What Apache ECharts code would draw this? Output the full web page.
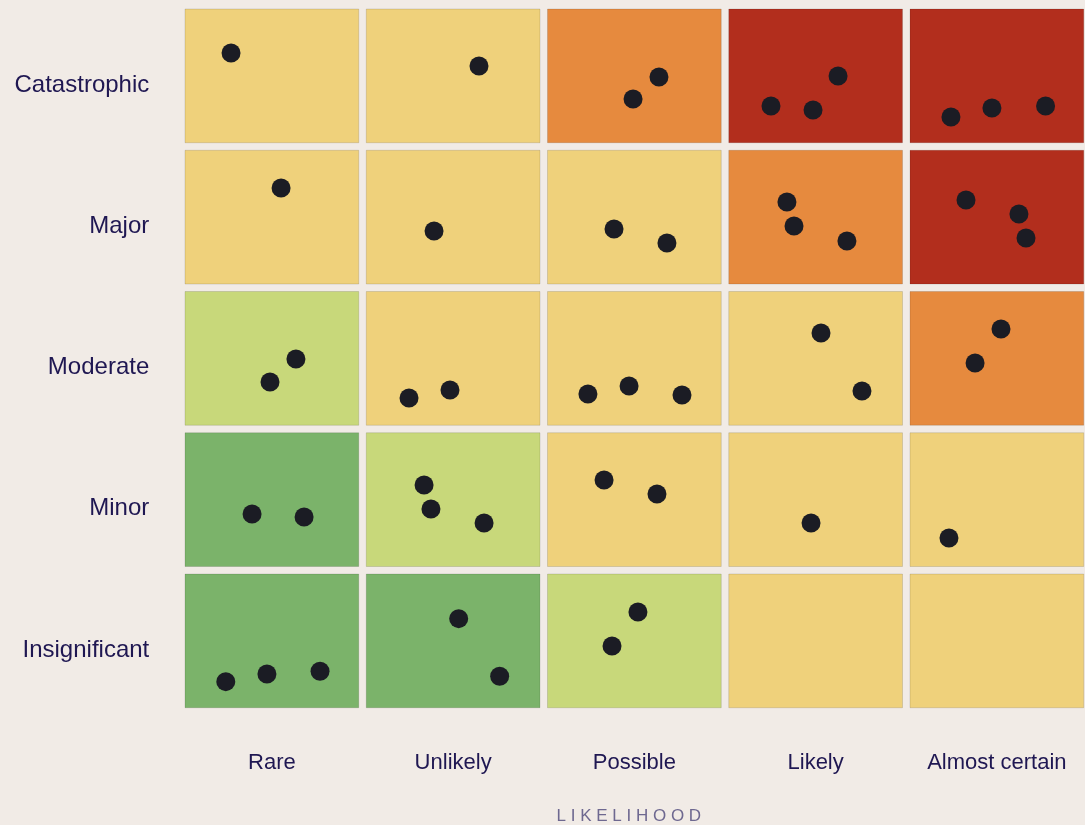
<!DOCTYPE html>
<html>
<head>
<meta charset="UTF-8">
<title>Risk matrix</title>
<script src="https://cdn.jsdelivr.net/npm/echarts@6/dist/echarts.min.js"></script>
<style>
  html, body { margin: 0; padding: 0; background: #f1ebe6; }
  #main { width: 1085px; height: 825px; }
</style>
</head>
<body>
<div id="main"></div>
<script type="text/javascript">
// axis categories
var likelihood = ['Rare', 'Unlikely', 'Possible', 'Likely', 'Almost certain'];
var impact = ['Insignificant', 'Minor', 'Moderate', 'Major', 'Catastrophic'];

// risk level of each cell, rows bottom (Insignificant) to top (Catastrophic)
// 0 = low (green), 1 = low-medium, 2 = medium, 3 = high, 4 = extreme
var levels = [
  [0, 0, 1, 2, 2],
  [0, 1, 2, 2, 2],
  [1, 2, 2, 2, 3],
  [2, 2, 2, 3, 4],
  [2, 2, 3, 4, 4]
];
var levelColors = ['#7bb36a', '#c8d87a', '#efd17b', '#e68a3e', '#b22e1d'];

// risks: [likelihood position, impact position]
var risks = [
  // Catastrophic
  [0.254, 4.689], [1.622, 4.596], [2.615, 4.519], [2.472, 4.363],
  [3.603, 4.526], [3.233, 4.313], [3.465, 4.285],
  [4.226, 4.235], [4.452, 4.299], [4.748, 4.313],
  // Major
  [0.530, 3.733], [1.374, 3.428], [2.367, 3.442], [2.659, 3.343],
  [3.321, 3.634], [3.360, 3.464], [3.652, 3.358],
  [4.309, 3.648], [4.601, 3.549], [4.640, 3.379],
  // Moderate
  [0.612, 2.522], [0.469, 2.359], [1.236, 2.246], [1.462, 2.303],
  [2.223, 2.274], [2.450, 2.331], [2.742, 2.267],
  [3.509, 2.706], [3.735, 2.296], [4.502, 2.735], [4.359, 2.494],
  // Minor
  [0.370, 1.425], [0.657, 1.404], [1.319, 1.630], [1.357, 1.460], [1.650, 1.361],
  [2.312, 1.665], [2.604, 1.566], [3.454, 1.361], [4.215, 1.255],
  // Insignificant
  [0.225, 0.238], [0.452, 0.292], [0.745, 0.311],
  [1.510, 0.684], [1.736, 0.276], [2.499, 0.731], [2.356, 0.490]
];

var cells = [];
for (var j = 0; j < levels.length; j++) {
  for (var i = 0; i < levels[j].length; i++) {
    cells.push([i, j, levels[j][i]]);
  }
}

var textColor = '#1f1752';
var font = 'Liberation Sans, Arial, sans-serif';
var myChart = echarts.init(document.getElementById('main'));

var option = {
  backgroundColor: '#f1ebe6',
  animation: false,
  grid: [
    // plotting area for cells and dots
    { left: 185, top: 9, width: 906.25, height: 706.25, outerBoundsMode: 'none' },
    // label grid, centered on cells
    { left: 181.25, top: 14.4, width: 906.25, height: 706.25, outerBoundsMode: 'none' }
  ],
  xAxis: [
    { type: 'value', gridIndex: 0, min: 0, max: 5, show: false },
    {
      type: 'category', gridIndex: 1, data: likelihood,
      axisLine: { show: false }, axisTick: { show: false }, splitLine: { show: false },
      axisLabel: { interval: 0, margin: 31, fontSize: 22, color: textColor, fontFamily: font },
      name: 'L I K E L I H O O D', nameLocation: 'middle', nameGap: 87,
      nameTextStyle: { fontSize: 17, color: '#6e6890', fontFamily: font, padding: [0, 11, 0, 0] }
    }
  ],
  yAxis: [
    { type: 'value', gridIndex: 0, min: 0, max: 5, show: false },
    {
      type: 'category', gridIndex: 1, data: impact,
      axisLine: { show: false }, axisTick: { show: false }, splitLine: { show: false },
      axisLabel: { interval: 0, margin: 32, fontSize: 24, color: textColor, fontFamily: font }
    }
  ],
  series: [
    {
      type: 'custom',
      xAxisIndex: 0, yAxisIndex: 0,
      data: cells,
      renderItem: function (params, api) {
        var gap = 7.5;
        var tl = api.coord([api.value(0), api.value(1) + 1]);
        var br = api.coord([api.value(0) + 1, api.value(1)]);
        return {
          type: 'rect',
          shape: { x: tl[0], y: tl[1], width: br[0] - tl[0] - gap, height: br[1] - tl[1] - gap },
          style: { fill: levelColors[api.value(2)], stroke: 'rgba(0,0,0,0.12)', lineWidth: 1 }
        };
      },
      z: 1
    },
    {
      type: 'scatter',
      xAxisIndex: 0, yAxisIndex: 0,
      data: risks,
      symbol: 'circle',
      symbolSize: 19,
      itemStyle: { color: '#1b1c24', opacity: 1 },
      z: 2
    }
  ]
};
myChart.setOption(option);
</script>
</body>
</html>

# [WHAT THE TASK ASKS]
Every line is to be duplicated exactly, though pictures stay out.

# [SOLUTION FOR THIS PROBLEM]
What Apache ECharts code would draw this? Output the full web page.
<!DOCTYPE html>
<html>
<head>
<meta charset="UTF-8">
<title>Risk matrix</title>
<script src="https://cdn.jsdelivr.net/npm/echarts@6/dist/echarts.min.js"></script>
<style>
  html, body { margin: 0; padding: 0; background: #f1ebe6; }
  #main { width: 1085px; height: 825px; }
</style>
</head>
<body>
<div id="main"></div>
<script type="text/javascript">
// axis categories
var likelihood = ['Rare', 'Unlikely', 'Possible', 'Likely', 'Almost certain'];
var impact = ['Insignificant', 'Minor', 'Moderate', 'Major', 'Catastrophic'];

// risk level of each cell, rows bottom (Insignificant) to top (Catastrophic)
// 0 = low (green), 1 = low-medium, 2 = medium, 3 = high, 4 = extreme
var levels = [
  [0, 0, 1, 2, 2],
  [0, 1, 2, 2, 2],
  [1, 2, 2, 2, 3],
  [2, 2, 2, 3, 4],
  [2, 2, 3, 4, 4]
];
var levelColors = ['#7bb36a', '#c8d87a', '#efd17b', '#e68a3e', '#b22e1d'];

// risks: [likelihood position, impact position]
var risks = [
  // Catastrophic
  [0.254, 4.689], [1.622, 4.596], [2.615, 4.519], [2.472, 4.363],
  [3.603, 4.526], [3.233, 4.313], [3.465, 4.285],
  [4.226, 4.235], [4.452, 4.299], [4.748, 4.313],
  // Major
  [0.530, 3.733], [1.374, 3.428], [2.367, 3.442], [2.659, 3.343],
  [3.321, 3.634], [3.360, 3.464], [3.652, 3.358],
  [4.309, 3.648], [4.601, 3.549], [4.640, 3.379],
  // Moderate
  [0.612, 2.522], [0.469, 2.359], [1.236, 2.246], [1.462, 2.303],
  [2.223, 2.274], [2.450, 2.331], [2.742, 2.267],
  [3.509, 2.706], [3.735, 2.296], [4.502, 2.735], [4.359, 2.494],
  // Minor
  [0.370, 1.425], [0.657, 1.404], [1.319, 1.630], [1.357, 1.460], [1.650, 1.361],
  [2.312, 1.665], [2.604, 1.566], [3.454, 1.361], [4.215, 1.255],
  // Insignificant
  [0.225, 0.238], [0.452, 0.292], [0.745, 0.311],
  [1.510, 0.684], [1.736, 0.276], [2.499, 0.731], [2.356, 0.490]
];

var cells = [];
for (var j = 0; j < levels.length; j++) {
  for (var i = 0; i < levels[j].length; i++) {
    cells.push([i, j, levels[j][i]]);
  }
}

var textColor = '#1f1752';
var font = 'Liberation Sans, Arial, sans-serif';
var myChart = echarts.init(document.getElementById('main'));

var option = {
  backgroundColor: '#f1ebe6',
  animation: false,
  grid: [
    // plotting area for cells and dots
    { left: 185, top: 9, width: 906.25, height: 706.25, outerBoundsMode: 'none' },
    // label grid, centered on cells
    { left: 181.25, top: 14.4, width: 906.25, height: 706.25, outerBoundsMode: 'none' }
  ],
  xAxis: [
    { type: 'value', gridIndex: 0, min: 0, max: 5, show: false },
    {
      type: 'category', gridIndex: 1, data: likelihood,
      axisLine: { show: false }, axisTick: { show: false }, splitLine: { show: false },
      axisLabel: { interval: 0, margin: 31, fontSize: 22, color: textColor, fontFamily: font },
      name: 'L I K E L I H O O D', nameLocation: 'middle', nameGap: 87,
      nameTextStyle: { fontSize: 17, color: '#6e6890', fontFamily: font, padding: [0, 11, 0, 0] }
    }
  ],
  yAxis: [
    { type: 'value', gridIndex: 0, min: 0, max: 5, show: false },
    {
      type: 'category', gridIndex: 1, data: impact,
      axisLine: { show: false }, axisTick: { show: false }, splitLine: { show: false },
      axisLabel: { interval: 0, margin: 32, fontSize: 24, color: textColor, fontFamily: font }
    }
  ],
  series: [
    {
      type: 'custom',
      xAxisIndex: 0, yAxisIndex: 0,
      data: cells,
      renderItem: function (params, api) {
        var gap = 7.5;
        var tl = api.coord([api.value(0), api.value(1) + 1]);
        var br = api.coord([api.value(0) + 1, api.value(1)]);
        return {
          type: 'rect',
          shape: { x: tl[0], y: tl[1], width: br[0] - tl[0] - gap, height: br[1] - tl[1] - gap },
          style: { fill: levelColors[api.value(2)], stroke: 'rgba(0,0,0,0.12)', lineWidth: 1 }
        };
      },
      z: 1
    },
    {
      type: 'scatter',
      xAxisIndex: 0, yAxisIndex: 0,
      data: risks,
      symbol: 'circle',
      symbolSize: 19,
      itemStyle: { color: '#1b1c24', opacity: 1 },
      z: 2
    }
  ]
};
myChart.setOption(option);
</script>
</body>
</html>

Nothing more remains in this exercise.